Digital Open Winners: From pocket-sized Altoids tin hack, big dreams emerge

Institute for the Future teamed up with Sun Microsystems and Boing Boing Video to co-host the Digital Open, an online tech expo for teens 17 and under around the world.

In this video, you'll meet awesome 16 year old Nick Brenn. His crafty Altoids tin hacks led to a winning "Electronikits" project for the Digital Open, which sells electronics kits for pocket-sized tin-mod flashlights and other DIY oddities.

I loved his answer to the "Who is this project for?" part of the Digital Open Questionnaire: "Anyone with a passion for being a DIY-er and a fiend for building cool projects. Who wouldn't want a sweet Altoids LED Flashlight? You could have the freshest flashlight on the block! Or an Altoids night-light!
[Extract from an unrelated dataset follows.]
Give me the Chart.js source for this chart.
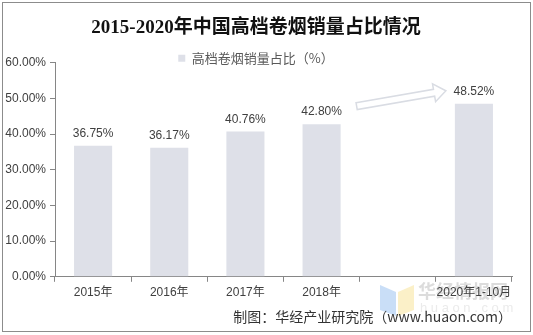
<!DOCTYPE html>
<html>
<head>
<meta charset="utf-8">
<script src="https://cdn.jsdelivr.net/npm/chart.js@4.4.0/dist/chart.umd.min.js"></script>
<style>
  html, body { margin: 0; padding: 0; background: #fff; }
  #wrap { width: 533px; height: 335px; }
</style>
</head>
<body>
<div id="wrap"><canvas id="grafico"></canvas></div>
<script>
// dados do gráfico
const categorias = ['2015年', '2016年', '2017年', '2018年', '', '2020年1-10月'];
const valores = [36.75, 36.17, 40.76, 42.80, null, 48.52];
const rotulosY = [0, 10, 20, 30, 40, 50, 60];

const fonteLatina = '"Liberation Sans", Arial, "Noto Sans CJK SC", sans-serif';

// moldura, marca d'água, seta e rótulos das barras
const extras = {
    id: 'extras',
    afterLayout(chart) {
        // a legenda fica mais perto do topo do gráfico
        chart.legend.top += 12;
        chart.legend.bottom += 12;
    },
    beforeDraw(chart) {
        const c = chart.ctx;
        c.save();
        // marca d'água
        c.globalAlpha = 0.55;
        c.fillStyle = '#9cc3f0';
        c.beginPath();
        c.moveTo(380, 285); c.lineTo(396, 292); c.lineTo(396, 316); c.lineTo(380, 310);
        c.closePath(); c.fill();
        c.fillStyle = '#f7e39a';
        c.beginPath();
        c.moveTo(398, 292); c.lineTo(414, 285); c.lineTo(414, 310); c.lineTo(398, 316);
        c.closePath(); c.fill();
        c.globalAlpha = 1;
        c.fillStyle = '#dcdcdc';
        c.font = 'bold 18px "Noto Sans CJK SC", sans-serif';
        c.textAlign = 'left';
        c.textBaseline = 'middle';
        c.fillText('华经情报网', 418, 291);
        c.fillStyle = '#ebebeb';
        c.font = '13px ' + fonteLatina;
        c.fillText('h u a o n . c o m', 420, 308);
        c.restore();
    },
    afterDatasetsDraw(chart) {
        const c = chart.ctx;
        const meta = chart.getDatasetMeta(0);
        c.save();
        c.fillStyle = '#404040';
        c.font = '12px ' + fonteLatina;
        c.textAlign = 'center';
        c.textBaseline = 'bottom';
        meta.data.forEach((bar, i) => {
            if (valores[i] == null) return;
            c.fillText(valores[i].toFixed(2) + '%', bar.x, bar.y - 6);
        });

        // seta vazada entre 2018 e 2020
        const b1 = meta.data[3], b2 = meta.data[5];
        const x0 = b1.x + b1.width / 2 + 16, y0 = b1.y - 18;
        const x1 = b2.x - b2.width / 2 - 9, y1 = b2.y - 13;
        const ang = Math.atan2(y1 - y0, x1 - x0);
        const len = Math.hypot(x1 - x0, y1 - y0);
        c.translate(x0, y0);
        c.rotate(ang);
        c.strokeStyle = '#d9dce3';
        c.lineWidth = 1.5;
        c.beginPath();
        c.moveTo(0, -3.5);
        c.lineTo(len - 12, -3.5);
        c.lineTo(len - 12, -9);
        c.lineTo(len, 0);
        c.lineTo(len - 12, 9);
        c.lineTo(len - 12, 3.5);
        c.lineTo(0, 3.5);
        c.closePath();
        c.stroke();
        c.restore();
    },
    afterDraw(chart) {
        const c = chart.ctx;
        c.save();
        c.strokeStyle = '#8c8c8c';
        c.lineWidth = 1;
        c.strokeRect(2.5, 2.5, chart.width - 5, chart.height - 6);
        c.restore();
    }
};

const ctx = document.getElementById('grafico').getContext('2d');
new Chart(ctx, {
    type: 'bar',
    data: {
        labels: categorias,
        datasets: [{
            label: '高档卷烟销量占比（%）',
            data: valores,
            backgroundColor: '#dee0e8',
            borderWidth: 0,
            categoryPercentage: 1,
            barPercentage: 0.5
        }]
    },
    options: {
        responsive: true,
        maintainAspectRatio: false,
        animation: false,
        layout: { padding: { left: 0, right: 21, top: 0, bottom: 4 } },
        plugins: {
            title: {
                display: true,
                text: '2015-2020年中国高档卷烟销量占比情况',
                color: '#111',
                font: { family: '"Liberation Serif", "Noto Sans CJK SC", serif', size: 19, weight: 'bold' },
                padding: { top: 17, bottom: 0 }
            },
            legend: {
                display: true,
                labels: {
                    color: '#595959',
                    font: { family: '"Noto Sans CJK SC", sans-serif', size: 13 },
                    boxWidth: 7,
                    boxHeight: 7,
                    padding: 0
                }
            },
            subtitle: {
                display: true,
                position: 'bottom',
                align: 'end',
                text: '制图：华经产业研究院（www.huaon.com）',
                color: '#333',
                font: { family: '"Noto Sans CJK SC", sans-serif', size: 14, weight: 'normal' },
                padding: { top: 4, bottom: 6 }
            },
            tooltip: { enabled: false }
        },
        scales: {
            x: {
                grid: { display: true, drawOnChartArea: false, drawTicks: true, tickLength: 5, color: '#868686', offset: true },
                border: { display: true, color: '#868686' },
                ticks: { color: '#404040', font: { family: fonteLatina, size: 12 }, maxRotation: 0, autoSkip: false, padding: 4 }
            },
            y: {
                min: 0,
                max: 60,
                afterBuildTicks(scale) {
                    scale.ticks = rotulosY.map(v => ({ value: v }));
                },
                afterFit(scale) { scale.width = 55; },
                grid: { display: true, drawOnChartArea: false, drawTicks: true, tickLength: 5, color: '#868686' },
                border: { display: true, color: '#868686' },
                ticks: {
                    color: '#404040',
                    font: { family: fonteLatina, size: 12 },
                    padding: 4,
                    callback: v => v.toFixed(2) + '%'
                }
            }
        }
    },
    plugins: [extras]
});
</script>
</body>
</html>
It is rare to find someone with such cool projects as you would have!"

Nick tells us more about how "Electronikits" came to be, below and after the jump:

nickbrenn5.jpg It all started with instructions that I posted on, on how to build a "Super Awesome Altoids MINI Flashlight." Soon after winning a contest on Instructables, I was contacted by a sales associate at the science supply company Edmund Scientific. I was like, "WOW!", someone wants to buy kits from me that I don't even have! This was an opportunity too good to pass up.

I created my business known as NGB Enterprises. To sell to Edmunds, I needed a tax i.d, and since I was a minor, I created a "dba" (doing business as), under my mom's business. So in just months, I had established a business based on instructions I submitted that could be viewed by the whole world! So I then bought the necessary components for the kits that Edmunds wanted to buy, and I shipped them out to the company. I was paid, I had a profit and life was good! I wanted to keep this going, and I did not want this to be a one time thing. So in order to keep with "openness," I did not take down the instructions that I posted on the Instructables website, because I was confident that I did not have to worry about anyone trying to do something silly with my work, and I used those instructions for my kits.

Read more of Nick's story here, with links to features about his projects at HowStuffWorks and other science-y sites.

Read more about the youth competition in IFTF's press release announcing Digital Open winners.


  1. Not impressed. At his age I was building amplified AM radios and logic gates out of transistors, later on a anonymous robot using a basic stamp chip all without kits. The novelty of building a flashlight is great but not at that age.

    1. As a matter of fact Mister Cranky Pants, my cousin built an electric eye out of stuff in his kitchen drawers. When he was eight. I guess that utterly negates your accomplishments? Right?


  2. SirWompus, you win the ultimate Troll Power award for the day — making fun of a teenager who’s trying to do something interesting with technology, and botching the facts about his accomplishments? Way to be a total douche. Nick is a cool kid, and it takes a real jerk to try to rain on a young person’s parade like that.

  3. ohhh SirWompus i believe you might want to put some ice on that Xeniburn. it’s going to leave a mark, but you should regain full use of your faculties — eventually.

  4. Agreed, flashlights are a good start, but nothing to write home about. Then again, if neither of his parents are technically inclined and don’t “work with their hands” then he should get a pat on the back for, most likely, going against the grain and following his heart.

  5. Although the flashlight is basic, he started an awesome business, which is something that many teenagers do not have the opportunity to start. The fact that he started a business in the midst of the recession is stunning…and at only 16. Props to this kid.

  6. Starting the business is cool, but not taking down the instructions and locking them down is the really cool part. What’s that? People will still pay for kits even with the instructions freely available to DIY? That takes guts on his part, because it’s bucking what most would consider ‘common sense’, and yet it works.

  7. Nick’s documentation and business are far more impressive than the project itself. It’s one thing to cobble something together but not everyone can explain the process for others.

    That being said, a true hack of an Altoids tin would use some property of the tin like its capacitance to vary the beam output.

    With Nick’s project, the Altoids tin isn’t strictly necessary: you simply embed those components in something electrically non-conductive like Silly Putty and you have a “self-adhesive ergonomic autoconformal flashlight.” (I leave the pocket lint problem to future inventors.)

    Best quote: “I wanted to keep this going, and I did not want this to be a one time thing.” — I hope he does.